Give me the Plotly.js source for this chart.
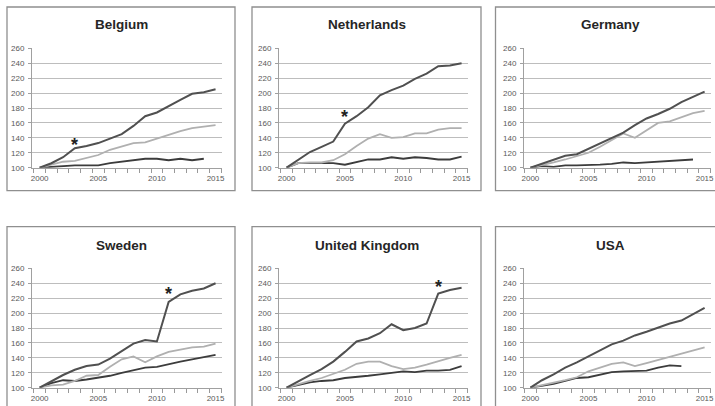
<!DOCTYPE html>
<html>
<head>
<meta charset="utf-8">
<script src="https://cdn.plot.ly/plotly-3.0.1.min.js"></script>
<style>
html,body{margin:0;padding:0;background:#fff;}
#chart{width:715px;height:406px;}
</style>
</head>
<body>
<div id="chart"></div>
<script>
// ---------- data ----------
const years = [2000,2001,2002,2003,2004,2005,2006,2007,2008,2009,2010,2011,2012,2013,2014,2015];
const countries = ["Belgium","Netherlands","Germany","Sweden","United Kingdom","USA"];

const belgiumTop = [100,106,114,126,129,133,139,145,156,169,174,183,191,199,201,205];
const belgiumMid = [100,104,108,109,113,117,124,129,133,134,139,145,149,153,155,157];
const belgiumBot = [100,101,101,103,103,103,106,108,109,112,112,110,112,110,112];

const netherlandsTop = [100,111,121,128,135,159,169,181,197,204,210,219,226,236,237,240];
const netherlandsMid = [100,106,107,107,110,118,129,139,145,140,141,146,146,151,153,153];
const netherlandsBot = [100,106,106,106,106,104,108,111,111,114,112,114,113,111,111,115];

const germanyTop = [100,105,110,116,118,125,133,139,147,157,166,172,179,188,195,202];
const germanyMid = [100,103,107,111,115,120,128,137,146,140,150,160,162,167,173,176];
const germanyBot = [100,102,101,103,103,103,104,105,107,106,107,108,109,109,111];

const swedenTop = [100,109,117,124,129,131,139,149,159,164,162,215,225,230,233,240];
const swedenMid = [100,103,104,109,116,117,128,138,142,134,142,148,151,154,155,159];
const swedenBot = [100,106,110,109,111,113,116,120,123,127,128,131,135,138,141,144];

const ukTop = [100,109,117,125,135,148,162,166,173,185,177,180,186,226,231,234];
const ukMid = [100,105,109,113,118,124,132,135,135,129,125,127,131,136,140,144];
const ukBot = [100,104,107,109,110,113,114,116,118,120,122,121,123,123,124,129];

const usaTop = [100,110,118,127,134,142,151,158,163,170,175,181,186,190,198,207];
const usaMid = [100,103,106,110,114,122,127,132,134,129,133,137,141,145,150,154];
const usaBot = [100,102,105,109,113,114,118,121,122,122,123,127,130,129];

// asterisk markers (country index, year, value)
const starCountry = [0,1,3,4];
const starYear = [2003,2005,2011,2013];
const starValue = [137,174,232,241];

const yTicks = [100,120,140,160,180,200,220,240,260];
const xTicks = [2000,2005,2010,2015];
// category boundaries (tick marks between years)
const xBoundaries = [1999.5,2000.5,2001.5,2002.5,2003.5,2004.5,2005.5,2006.5,2007.5,2008.5,2009.5,2010.5,2011.5,2012.5,2013.5,2014.5,2015.5];

// ---------- layout helpers ----------
const W = 715, H = 406;
const topSeries = [belgiumTop, netherlandsTop, germanyTop, swedenTop, ukTop, usaTop];
const midSeries = [belgiumMid, netherlandsMid, germanyMid, swedenMid, ukMid, usaMid];
const botSeries = [belgiumBot, netherlandsBot, germanyBot, swedenBot, ukBot, usaBot];

const colPlot = [[32,222],[279,468],[524,711]];
const rowPlot = [[48.3,167.7],[268.3,387.7]];
const colBox = [[7,235],[252,481],[495.5,724]];
const rowBox = [[7,190.7],[226.7,420]];
const titleX = [121,367,610];
const titleY = [25,245.5];
const xRanges = [[1999.35,2015.55],[1999.35,2015.55],[1999.45,2015.55]];

const px = v => v / W;
const py = v => 1 - v / H;

const traces = [];
const layout = {
  width: W, height: H,
  margin: {l:0, r:0, t:0, b:0},
  paper_bgcolor: '#ffffff',
  plot_bgcolor: '#ffffff',
  showlegend: false,
  font: {family: 'Liberation Sans, Arial, sans-serif', color: '#595959', size: 8},
  shapes: [],
  annotations: []
};

const lineStyles = [
  {color:'#505050', width:2},
  {color:'#b0b0b0', width:1.8},
  {color:'#3c3c3c', width:1.8}
];

countries.forEach((name, i) => {
  const c = i % 3, r = Math.floor(i / 3);
  const n = i + 1;
  const xa = n === 1 ? 'x' : 'x' + n;
  const ya = n === 1 ? 'y' : 'y' + n;
  const xKey = n === 1 ? 'xaxis' : 'xaxis' + n;
  const yKey = n === 1 ? 'yaxis' : 'yaxis' + n;
  const tn = n + 6;
  const tKey = 'xaxis' + tn;

  [botSeries[i], midSeries[i], topSeries[i]].forEach((vals, k) => {
    const st = lineStyles[2 - k];
    traces.push({
      type: 'scatter', mode: 'lines',
      x: years.slice(0, vals.length), y: vals,
      xaxis: xa, yaxis: ya,
      line: {color: st.color, width: st.width},
      hoverinfo: 'skip'
    });
  });

  layout[xKey] = {
    domain: [px(colPlot[c][0]), px(colPlot[c][1])],
    anchor: ya,
    range: xRanges[c],
    tickmode: 'array', tickvals: xTicks, ticktext: xTicks.map(String),
    ticks: '', ticklabelstandoff: 3,
    showline: true, linecolor: '#a0a0a0', linewidth: 1,
    showgrid: false, zeroline: false, fixedrange: true,
    tickfont: {size: 8, color: '#595959'}
  };
  // tick marks at category boundaries
  layout[tKey] = {
    domain: [px(colPlot[c][0]), px(colPlot[c][1])],
    anchor: ya, overlaying: xa, side: 'bottom',
    range: xRanges[c],
    tickmode: 'array', tickvals: xBoundaries,
    ticks: 'outside', ticklen: 4, tickwidth: 1, tickcolor: '#999999',
    showticklabels: false, showline: false, showgrid: false, zeroline: false, fixedrange: true
  };
  traces.push({
    type: 'scatter', mode: 'lines', x: [], y: [],
    xaxis: 'x' + tn, yaxis: ya, hoverinfo: 'skip', showlegend: false
  });

  layout[yKey] = {
    domain: [py(rowPlot[r][1]), py(rowPlot[r][0])],
    anchor: xa,
    range: [100, 260],
    tickmode: 'array', tickvals: yTicks, ticktext: yTicks.map(String),
    ticks: 'outside', ticklen: 3, tickcolor: '#a0a0a0',
    ticklabelstandoff: 2,
    showline: true, linecolor: '#a0a0a0', linewidth: 1,
    showgrid: true, gridcolor: '#bdbdbd', gridwidth: 1,
    zeroline: false, fixedrange: true,
    tickfont: {size: 8, color: '#595959'}
  };

  layout.shapes.push({
    type: 'rect', xref: 'paper', yref: 'paper',
    x0: px(colBox[c][0]), x1: px(colBox[c][1]),
    y0: py(rowBox[r][1]), y1: py(rowBox[r][0]),
    line: {color: '#8f8f8f', width: 1.3}, fillcolor: 'rgba(0,0,0,0)', layer: 'below'
  });

  layout.annotations.push({
    xref: 'paper', yref: 'paper',
    x: px(titleX[c]), y: py(titleY[r]),
    xanchor: 'center', yanchor: 'middle', showarrow: false,
    text: '<b>' + name + '</b>',
    font: {family: 'Liberation Sans, Arial, sans-serif', size: 13.5, color: '#262626'}
  });
});

starCountry.forEach((ci, k) => {
  const n = ci + 1;
  layout.annotations.push({
    xref: n === 1 ? 'x' : 'x' + n,
    yref: n === 1 ? 'y' : 'y' + n,
    x: starYear[k], y: starValue[k],
    text: '<b>*</b>', showarrow: false,
    xanchor: 'center', yanchor: 'middle', yshift: -5,
    font: {family: 'Liberation Sans, Arial, sans-serif', size: 18, color: '#222222'}
  });
});

Plotly.newPlot('chart', traces, layout, {staticPlot: true, displayModeBar: false});
</script>
</body>
</html>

» **Work to do**:
Scan the data for the word "chart" and copy every line where it shows up.

» **Output below**:
Give me the Plotly.js source for this chart.
#chart{width:715px;height:406px;}
<div id="chart"></div>
Plotly.newPlot('chart', traces, layout, {staticPlot: true, displayModeBar: false});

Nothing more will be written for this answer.